In the book there are several individuals, several voices, with each chapter told in first-person narrative from the perspective of a different character. In the first edition of FICTION STORY, each character is not represented by name, but by an astrological sign.
The Book. 2nd edition.
I had made a digital version of the second edition of the book which names Greek mythological figures as archetypes so that the characters are not only identified by their zodiac signs but by a Greek mythological archetype. It gives deeper psychological clues into the traits of these individuals. For example, the first character in the book, the central character, is represented by the zodiac symbol of Pisces, and in the Greek mythological figure she is based off of is Persephone, the goddess of the subconscious, the underworld. Whether it is the death of her childhood friend, or the betrayal of two Sirens, or the mysterious and revered voice of Hades, FICTION STORY gives a snapshot of her relationships with four female figures and two male figures.
Book to Film Adaptation.
What I did with the film was to take different characters and sort of blend them together. It’s a psychological thriller that’s sort of a play on what is reality and what is fiction, what is your imagination, your dream world, what is real, and what isn’t. The deeper insight is to acknowledge that when we are so deeply involved in our emotions, in the stories that we tell ourselves, we need to tap into that spiritual side of ourselves, our souls. Sometimes we sort of trick ourselves and that’s the idea behind the book and the movie - the common thread that goes between the two of them.
The Film.
When I put together this short film I decided on first-person narration, only one character’s voice. So the entire movie is told through voiceover and music and silent footage. The characters in the movie do not have lines, they don’t speak, so in this way the film is more a hybrid of silent film, audio book, and music video.
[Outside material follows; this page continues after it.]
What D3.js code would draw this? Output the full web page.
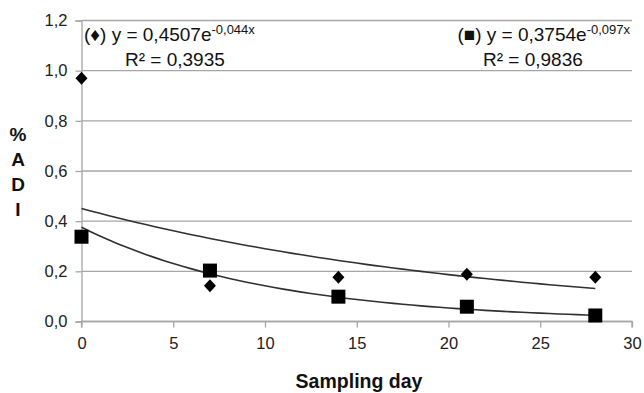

The film tells a story of two girls who have a dependent, almost obsessive friendship. The film opens in the country, in the Catskills, Upstate New York, in an area called Wurtsboro. The two characters are the Girl in White and the Girl in Black. It begins with the Girl in White walking out of her country house, through the woods, and into the lake, seemingly committing suicide. We see her floating like a beautiful angel in the water. The Girl in Black is the other character, haunted by the memories of her best friend so she leaves the country and goes back to the city, to New York City, to Manhattan. She walks the streets of the city with her camera. She’s a photographer. She takes pictures of signs. She’s looking for a sign to guide her in the right direction.
Behind the Scenes.
For the city footage, I shot each actress separately on separate days, but we went to the same places so that later I could superimpose the Girl in White into the footage of the Girl in Black. Since this was a psychological film I really wanted the visuals to reflect that as well, so during the edit in the scene where the Girl in Black is walking the streets of Manhattan with her camera I inserted flashing subliminal frames. They’re like blinking flash frames hidden within the footage. These are meant to be hints for the reveal at the end of the film which is that her friend, the Girl in White, and the signs she’s been looking for, have been with her the whole time.
The Reveal.
The reveal in the movie script is that the two girls are the same human being. The Girl in White and the Girl in Black are one. The Girl in White exists only in her head. She never died in the water because she had always been simply a figment of the imagination, or a way to connect with the spiritual aspects of herself. A sort of healing angelic figure. We see in the beginning of the movie that she gets metaphorically killed off when the Girl in Black steps away from herself, goes against her own true authentic nature and disturbs the delicate deep integrity that she holds inside herself. Through the disappearance of the Girl in White, her angel, she goes through a spiritual journey - solitary walks at night on empty streets, recurring dreams, signs and symbols like the transformational butterfly - and captures life through her camera in order to keep them frozen in time, and at a distance, as a way to detach emotionally just enough so that she can step back and observe herself, her life, and the world around her with a clear mind.
The Girl in White reappears and comes back at the end of the movie because our protagonist has finally become whole. It is the integration of dark and light within her.
The Release.
WURTSBORO made its film premiere at the Tribeca Grand in New York City on January 22nd, 2011, on the birthday of my Grandma Sheila, the same woman who gave me my first diary as an eight year old girl.